··· PROVIDED DATA ···

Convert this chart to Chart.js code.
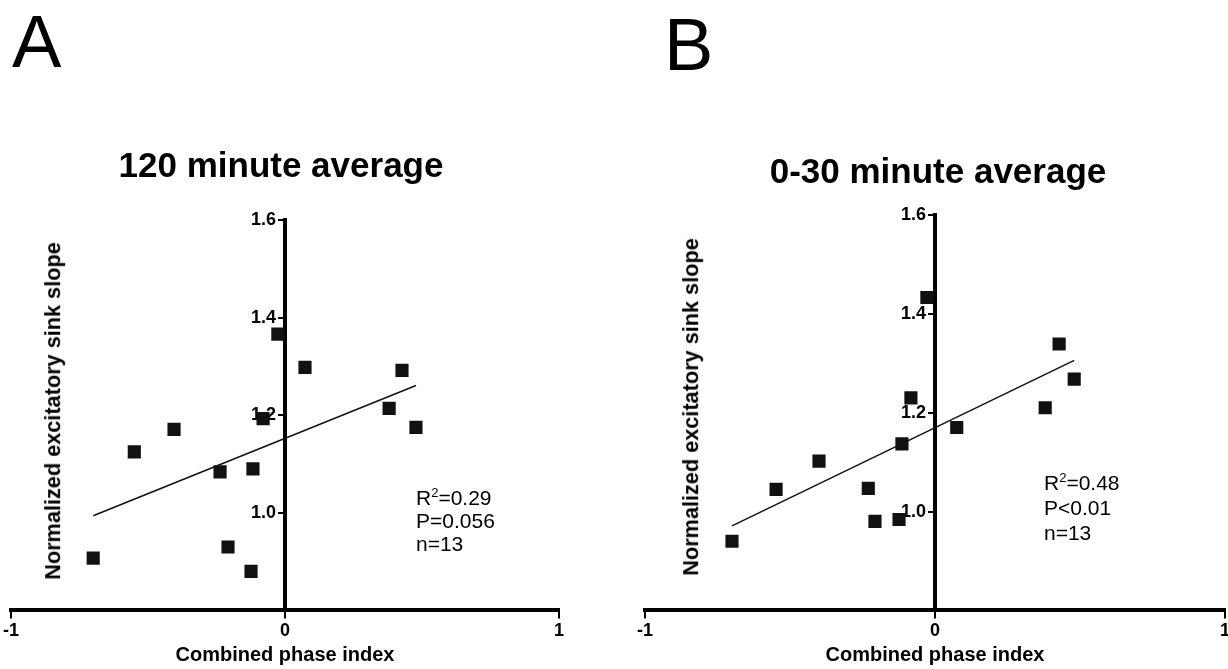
<!DOCTYPE html>
<html lang="en">
<head>
   <meta charset="UTF-8">
   <title>Combined phase index vs normalized sink slope</title>
   <script src="https://cdn.jsdelivr.net/npm/chart.js@4.4.0/dist/chart.umd.min.js"></script>
   <style>
      body { margin: 0; background: #fff; font-family: "Liberation Sans", Arial, sans-serif; }
      .figure { position: relative; width: 1228px; height: 669px; overflow: hidden; background: #fff; }
      .figure canvas { position: absolute; top: 0; }
      .txt { position: absolute; line-height: 1; white-space: nowrap; color: #000; }
      .panel { font-size: 74px; }
      .title { font-size: 35px; font-weight: bold; width: 600px; text-align: center; }
      .ytitle { font-size: 21.7px; font-weight: bold; transform: translate(-50%, -50%) rotate(-90deg); }
      .stats { font-size: 21px; }
      .stats sup { font-size: 13px; position: relative; top: -8px; vertical-align: baseline; line-height: 0; }
   </style>
</head>

<body>
   <div class="figure">
      <canvas id="chartA" width="614" height="669" style="left:0"></canvas>
      <canvas id="chartB" width="624" height="669" style="left:614px"></canvas>

      <div class="txt panel" style="left:12px;top:5px">A</div>
      <div class="txt panel" style="left:664px;top:8px">B</div>
      <div class="txt title" style="left:-19px;top:147px">120 minute average</div>
      <div class="txt title" style="left:638px;top:153px">0-30 minute average</div>
      <div class="txt ytitle" style="left:53px;top:411px">Normalized excitatory sink slope</div>
      <div class="txt ytitle" style="left:691px;top:407px">Normalized excitatory sink slope</div>
      <div class="txt stats" style="left:416px;top:486px;line-height:23px">R<sup>2</sup>=0.29<br>P=0.056<br>n=13</div>
      <div class="txt stats" style="left:1044px;top:470px;line-height:25px">R<sup>2</sup>=0.48<br>P&lt;0.01<br>n=13</div>
   </div>

   <script>
      // panel A: 120 minute average
      var phaseA = [-0.70, -0.55, -0.405, -0.237, -0.208, -0.117, -0.124, -0.08, -0.026, 0.073, 0.427, 0.38, 0.478];
      var slopeA = [0.907, 1.125, 1.171, 1.084, 0.93, 1.09, 0.88, 1.193, 1.366, 1.298, 1.292, 1.214, 1.175];
      var fitXA = [-0.70, 0.478];
      var fitYA = [0.994, 1.261];

      // panel B: 0-30 minute average
      var phaseB = [-0.70, -0.548, -0.40, -0.23, -0.207, -0.124, -0.114, -0.083, -0.028, 0.075, 0.38, 0.428, 0.48];
      var slopeB = [0.94, 1.045, 1.102, 1.047, 0.98, 0.984, 1.137, 1.23, 1.433, 1.17, 1.21, 1.339, 1.268];
      var fitXB = [-0.70, 0.48];
      var fitYB = [0.971, 1.306];

      var xTicks = [-1, 0, 1];
      var yTicks = [1.0, 1.2, 1.4, 1.6];

      Chart.defaults.font.family = '"Liberation Sans", Arial, sans-serif';
      Chart.defaults.color = '#000';

      function toPoints(xs, ys) {
         return xs.map(function (x, i) { return { x: x, y: ys[i] }; });
      }

      function makeChart(id, xs, ys, fx, fy, pad) {
         var ctx = document.getElementById(id).getContext('2d');
         return new Chart(ctx, {
            type: 'scatter',
            data: {
               datasets: [{
                  data: toPoints(xs, ys),
                  pointStyle: 'rect',
                  pointRadius: 9.3,
                  backgroundColor: '#111',
                  borderWidth: 0
               }, {
                  data: toPoints(fx, fy),
                  showLine: true,
                  borderColor: '#111',
                  borderWidth: 1.5,
                  pointRadius: 0
               }]
            },
            options: {
               responsive: false,
               animation: false,
               layout: { padding: pad },
               plugins: {
                  legend: { display: false },
                  tooltip: { enabled: false }
               },
               scales: {
                  x: {
                     type: 'linear',
                     min: -1,
                     max: 1,
                     afterBuildTicks: function (axis) {
                        axis.ticks = xTicks.map(function (v) { return { value: v }; });
                     },
                     ticks: { font: { size: 18, weight: 'bold' }, padding: 1.5 },
                     grid: { drawOnChartArea: false, tickLength: 8, color: '#000', lineWidth: 2 },
                     border: { width: 4, color: '#000' },
                     title: {
                        display: true,
                        text: 'Combined phase index',
                        font: { size: 20, weight: 'bold' },
                        padding: { top: 0, bottom: 2 }
                     }
                  },
                  y: {
                     type: 'linear',
                     min: 0.8,
                     max: 1.6,
                     position: { x: 0 },
                     afterBuildTicks: function (axis) {
                        axis.ticks = yTicks.map(function (v) { return { value: v }; });
                     },
                     ticks: {
                        font: { size: 18, weight: 'bold' },
                        // labels sit right-aligned on the axis, en space keeps them off the tick marks
                        callback: function (v) { return v.toFixed(1) + '\u2002'; }
                     },
                     grid: { drawOnChartArea: false, tickLength: 5, color: '#000', lineWidth: 2 },
                     border: { width: 4, color: '#000' }
                  }
               }
            }
         });
      }

      var chartA = makeChart('chartA', phaseA, slopeA, fitXA, fitYA, { top: 220, left: 11, right: 55, bottom: 0 });
      var chartB = makeChart('chartB', phaseB, slopeB, fitXB, fitYB, { top: 215, left: 31, right: 13, bottom: 0 });
   </script>
</body>

</html>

···

### WHAT TO DO
Copy the whole of the material above exactly, but not its images.

### THE COMPLETED TASK
Convert this chart to Chart.js code.
<!DOCTYPE html>
<html lang="en">
<head>
   <meta charset="UTF-8">
   <title>Combined phase index vs normalized sink slope</title>
   <script src="https://cdn.jsdelivr.net/npm/chart.js@4.4.0/dist/chart.umd.min.js"></script>
   <style>
      body { margin: 0; background: #fff; font-family: "Liberation Sans", Arial, sans-serif; }
      .figure { position: relative; width: 1228px; height: 669px; overflow: hidden; background: #fff; }
      .figure canvas { position: absolute; top: 0; }
      .txt { position: absolute; line-height: 1; white-space: nowrap; color: #000; }
      .panel { font-size: 74px; }
      .title { font-size: 35px; font-weight: bold; width: 600px; text-align: center; }
      .ytitle { font-size: 21.7px; font-weight: bold; transform: translate(-50%, -50%) rotate(-90deg); }
      .stats { font-size: 21px; }
      .stats sup { font-size: 13px; position: relative; top: -8px; vertical-align: baseline; line-height: 0; }
   </style>
</head>

<body>
   <div class="figure">
      <canvas id="chartA" width="614" height="669" style="left:0"></canvas>
      <canvas id="chartB" width="624" height="669" style="left:614px"></canvas>

      <div class="txt panel" style="left:12px;top:5px">A</div>
      <div class="txt panel" style="left:664px;top:8px">B</div>
      <div class="txt title" style="left:-19px;top:147px">120 minute average</div>
      <div class="txt title" style="left:638px;top:153px">0-30 minute average</div>
      <div class="txt ytitle" style="left:53px;top:411px">Normalized excitatory sink slope</div>
      <div class="txt ytitle" style="left:691px;top:407px">Normalized excitatory sink slope</div>
      <div class="txt stats" style="left:416px;top:486px;line-height:23px">R<sup>2</sup>=0.29<br>P=0.056<br>n=13</div>
      <div class="txt stats" style="left:1044px;top:470px;line-height:25px">R<sup>2</sup>=0.48<br>P&lt;0.01<br>n=13</div>
   </div>

   <script>
      // panel A: 120 minute average
      var phaseA = [-0.70, -0.55, -0.405, -0.237, -0.208, -0.117, -0.124, -0.08, -0.026, 0.073, 0.427, 0.38, 0.478];
      var slopeA = [0.907, 1.125, 1.171, 1.084, 0.93, 1.09, 0.88, 1.193, 1.366, 1.298, 1.292, 1.214, 1.175];
      var fitXA = [-0.70, 0.478];
      var fitYA = [0.994, 1.261];

      // panel B: 0-30 minute average
      var phaseB = [-0.70, -0.548, -0.40, -0.23, -0.207, -0.124, -0.114, -0.083, -0.028, 0.075, 0.38, 0.428, 0.48];
      var slopeB = [0.94, 1.045, 1.102, 1.047, 0.98, 0.984, 1.137, 1.23, 1.433, 1.17, 1.21, 1.339, 1.268];
      var fitXB = [-0.70, 0.48];
      var fitYB = [0.971, 1.306];

      var xTicks = [-1, 0, 1];
      var yTicks = [1.0, 1.2, 1.4, 1.6];

      Chart.defaults.font.family = '"Liberation Sans", Arial, sans-serif';
      Chart.defaults.color = '#000';

      function toPoints(xs, ys) {
         return xs.map(function (x, i) { return { x: x, y: ys[i] }; });
      }

      function makeChart(id, xs, ys, fx, fy, pad) {
         var ctx = document.getElementById(id).getContext('2d');
         return new Chart(ctx, {
            type: 'scatter',
            data: {
               datasets: [{
                  data: toPoints(xs, ys),
                  pointStyle: 'rect',
                  pointRadius: 9.3,
                  backgroundColor: '#111',
                  borderWidth: 0
               }, {
                  data: toPoints(fx, fy),
                  showLine: true,
                  borderColor: '#111',
                  borderWidth: 1.5,
                  pointRadius: 0
               }]
            },
            options: {
               responsive: false,
               animation: false,
               layout: { padding: pad },
               plugins: {
                  legend: { display: false },
                  tooltip: { enabled: false }
               },
               scales: {
                  x: {
                     type: 'linear',
                     min: -1,
                     max: 1,
                     afterBuildTicks: function (axis) {
                        axis.ticks = xTicks.map(function (v) { return { value: v }; });
                     },
                     ticks: { font: { size: 18, weight: 'bold' }, padding: 1.5 },
                     grid: { drawOnChartArea: false, tickLength: 8, color: '#000', lineWidth: 2 },
                     border: { width: 4, color: '#000' },
                     title: {
                        display: true,
                        text: 'Combined phase index',
                        font: { size: 20, weight: 'bold' },
                        padding: { top: 0, bottom: 2 }
                     }
                  },
                  y: {
                     type: 'linear',
                     min: 0.8,
                     max: 1.6,
                     position: { x: 0 },
                     afterBuildTicks: function (axis) {
                        axis.ticks = yTicks.map(function (v) { return { value: v }; });
                     },
                     ticks: {
                        font: { size: 18, weight: 'bold' },
                        // labels sit right-aligned on the axis, en space keeps them off the tick marks
                        callback: function (v) { return v.toFixed(1) + '\u2002'; }
                     },
                     grid: { drawOnChartArea: false, tickLength: 5, color: '#000', lineWidth: 2 },
                     border: { width: 4, color: '#000' }
                  }
               }
            }
         });
      }

      var chartA = makeChart('chartA', phaseA, slopeA, fitXA, fitYA, { top: 220, left: 11, right: 55, bottom: 0 });
      var chartB = makeChart('chartB', phaseB, slopeB, fitXB, fitYB, { top: 215, left: 31, right: 13, bottom: 0 });
   </script>
</body>

</html>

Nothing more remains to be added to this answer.